Aim of the task: Quote the listing in full, exactly as given, minus any pictures.

══ Provided material

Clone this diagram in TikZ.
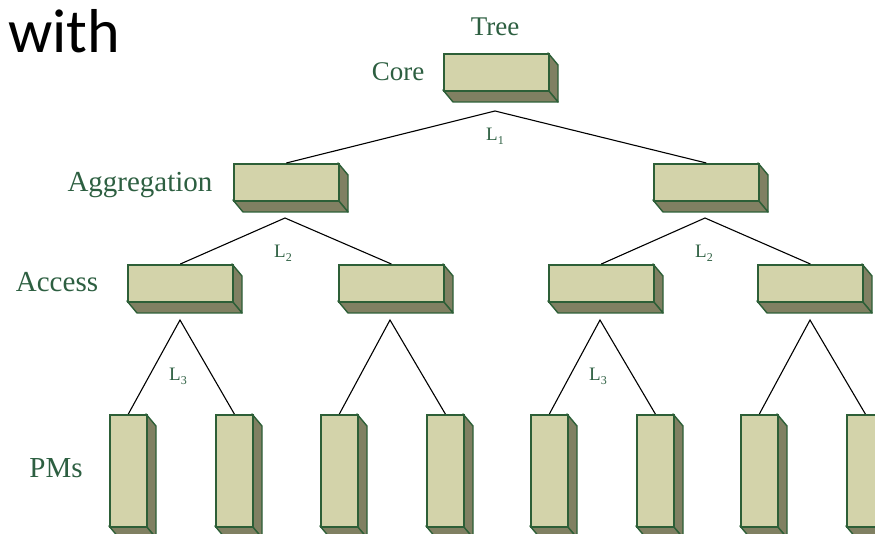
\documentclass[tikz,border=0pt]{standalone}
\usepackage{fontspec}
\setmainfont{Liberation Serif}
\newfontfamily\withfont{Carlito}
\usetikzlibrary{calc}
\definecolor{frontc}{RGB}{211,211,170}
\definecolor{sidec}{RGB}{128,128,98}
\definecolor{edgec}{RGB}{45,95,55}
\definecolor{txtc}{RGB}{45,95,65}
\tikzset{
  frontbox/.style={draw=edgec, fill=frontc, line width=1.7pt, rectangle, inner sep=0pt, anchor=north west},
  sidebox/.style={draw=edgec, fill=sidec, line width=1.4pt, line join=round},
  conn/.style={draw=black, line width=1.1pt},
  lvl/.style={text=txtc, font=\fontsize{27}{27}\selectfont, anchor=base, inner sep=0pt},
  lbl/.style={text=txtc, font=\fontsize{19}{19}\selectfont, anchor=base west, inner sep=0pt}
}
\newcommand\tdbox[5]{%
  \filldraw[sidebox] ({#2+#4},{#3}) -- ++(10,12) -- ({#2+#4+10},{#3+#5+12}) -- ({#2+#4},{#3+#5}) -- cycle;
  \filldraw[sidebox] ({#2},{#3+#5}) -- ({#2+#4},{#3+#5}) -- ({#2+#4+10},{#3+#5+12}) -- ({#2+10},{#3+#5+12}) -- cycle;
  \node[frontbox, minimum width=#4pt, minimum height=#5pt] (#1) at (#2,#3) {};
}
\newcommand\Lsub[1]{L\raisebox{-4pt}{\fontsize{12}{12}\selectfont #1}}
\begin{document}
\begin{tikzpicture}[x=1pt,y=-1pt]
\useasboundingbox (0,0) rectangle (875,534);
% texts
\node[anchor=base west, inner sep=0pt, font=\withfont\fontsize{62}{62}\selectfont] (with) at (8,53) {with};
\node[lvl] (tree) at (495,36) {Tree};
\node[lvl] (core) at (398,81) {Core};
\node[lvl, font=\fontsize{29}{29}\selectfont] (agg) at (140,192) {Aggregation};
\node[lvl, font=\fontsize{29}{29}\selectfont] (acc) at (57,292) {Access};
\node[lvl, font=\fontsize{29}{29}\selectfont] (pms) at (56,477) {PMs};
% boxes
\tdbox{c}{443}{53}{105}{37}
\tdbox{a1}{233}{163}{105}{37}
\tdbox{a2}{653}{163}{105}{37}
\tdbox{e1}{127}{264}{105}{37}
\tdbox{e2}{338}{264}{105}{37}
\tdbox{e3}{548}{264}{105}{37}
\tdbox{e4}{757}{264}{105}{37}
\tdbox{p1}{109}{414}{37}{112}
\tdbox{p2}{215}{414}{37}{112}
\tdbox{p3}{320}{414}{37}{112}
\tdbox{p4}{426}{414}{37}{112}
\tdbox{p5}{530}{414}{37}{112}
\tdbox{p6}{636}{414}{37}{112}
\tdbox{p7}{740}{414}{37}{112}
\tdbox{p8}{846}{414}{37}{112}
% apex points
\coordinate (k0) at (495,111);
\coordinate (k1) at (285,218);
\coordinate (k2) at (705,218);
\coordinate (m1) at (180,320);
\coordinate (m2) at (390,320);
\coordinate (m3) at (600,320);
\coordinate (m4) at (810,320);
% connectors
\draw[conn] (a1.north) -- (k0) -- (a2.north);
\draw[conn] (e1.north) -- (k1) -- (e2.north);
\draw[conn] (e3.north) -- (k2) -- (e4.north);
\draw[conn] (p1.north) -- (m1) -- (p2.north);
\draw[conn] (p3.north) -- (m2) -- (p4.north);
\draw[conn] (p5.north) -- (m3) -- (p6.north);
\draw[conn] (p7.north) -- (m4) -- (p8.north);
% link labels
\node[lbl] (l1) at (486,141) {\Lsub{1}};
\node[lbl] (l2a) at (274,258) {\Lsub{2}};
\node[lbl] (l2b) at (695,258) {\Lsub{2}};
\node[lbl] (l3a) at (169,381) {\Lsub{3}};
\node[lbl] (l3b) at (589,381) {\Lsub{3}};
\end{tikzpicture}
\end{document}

════

Task solution:
Clone this diagram in TikZ.
\documentclass[tikz,border=0pt]{standalone}
\usepackage{fontspec}
\setmainfont{Liberation Serif}
\newfontfamily\withfont{Carlito}
\usetikzlibrary{calc}
\definecolor{frontc}{RGB}{211,211,170}
\definecolor{sidec}{RGB}{128,128,98}
\definecolor{edgec}{RGB}{45,95,55}
\definecolor{txtc}{RGB}{45,95,65}
\tikzset{
  frontbox/.style={draw=edgec, fill=frontc, line width=1.7pt, rectangle, inner sep=0pt, anchor=north west},
  sidebox/.style={draw=edgec, fill=sidec, line width=1.4pt, line join=round},
  conn/.style={draw=black, line width=1.1pt},
  lvl/.style={text=txtc, font=\fontsize{27}{27}\selectfont, anchor=base, inner sep=0pt},
  lbl/.style={text=txtc, font=\fontsize{19}{19}\selectfont, anchor=base west, inner sep=0pt}
}
\newcommand\tdbox[5]{%
  \filldraw[sidebox] ({#2+#4},{#3}) -- ++(10,12) -- ({#2+#4+10},{#3+#5+12}) -- ({#2+#4},{#3+#5}) -- cycle;
  \filldraw[sidebox] ({#2},{#3+#5}) -- ({#2+#4},{#3+#5}) -- ({#2+#4+10},{#3+#5+12}) -- ({#2+10},{#3+#5+12}) -- cycle;
  \node[frontbox, minimum width=#4pt, minimum height=#5pt] (#1) at (#2,#3) {};
}
\newcommand\Lsub[1]{L\raisebox{-4pt}{\fontsize{12}{12}\selectfont #1}}
\begin{document}
\begin{tikzpicture}[x=1pt,y=-1pt]
\useasboundingbox (0,0) rectangle (875,534);
% texts
\node[anchor=base west, inner sep=0pt, font=\withfont\fontsize{62}{62}\selectfont] (with) at (8,53) {with};
\node[lvl] (tree) at (495,36) {Tree};
\node[lvl] (core) at (398,81) {Core};
\node[lvl, font=\fontsize{29}{29}\selectfont] (agg) at (140,192) {Aggregation};
\node[lvl, font=\fontsize{29}{29}\selectfont] (acc) at (57,292) {Access};
\node[lvl, font=\fontsize{29}{29}\selectfont] (pms) at (56,477) {PMs};
% boxes
\tdbox{c}{443}{53}{105}{37}
\tdbox{a1}{233}{163}{105}{37}
\tdbox{a2}{653}{163}{105}{37}
\tdbox{e1}{127}{264}{105}{37}
\tdbox{e2}{338}{264}{105}{37}
\tdbox{e3}{548}{264}{105}{37}
\tdbox{e4}{757}{264}{105}{37}
\tdbox{p1}{109}{414}{37}{112}
\tdbox{p2}{215}{414}{37}{112}
\tdbox{p3}{320}{414}{37}{112}
\tdbox{p4}{426}{414}{37}{112}
\tdbox{p5}{530}{414}{37}{112}
\tdbox{p6}{636}{414}{37}{112}
\tdbox{p7}{740}{414}{37}{112}
\tdbox{p8}{846}{414}{37}{112}
% apex points
\coordinate (k0) at (495,111);
\coordinate (k1) at (285,218);
\coordinate (k2) at (705,218);
\coordinate (m1) at (180,320);
\coordinate (m2) at (390,320);
\coordinate (m3) at (600,320);
\coordinate (m4) at (810,320);
% connectors
\draw[conn] (a1.north) -- (k0) -- (a2.north);
\draw[conn] (e1.north) -- (k1) -- (e2.north);
\draw[conn] (e3.north) -- (k2) -- (e4.north);
\draw[conn] (p1.north) -- (m1) -- (p2.north);
\draw[conn] (p3.north) -- (m2) -- (p4.north);
\draw[conn] (p5.north) -- (m3) -- (p6.north);
\draw[conn] (p7.north) -- (m4) -- (p8.north);
% link labels
\node[lbl] (l1) at (486,141) {\Lsub{1}};
\node[lbl] (l2a) at (274,258) {\Lsub{2}};
\node[lbl] (l2b) at (695,258) {\Lsub{2}};
\node[lbl] (l3a) at (169,381) {\Lsub{3}};
\node[lbl] (l3b) at (589,381) {\Lsub{3}};
\end{tikzpicture}
\end{document}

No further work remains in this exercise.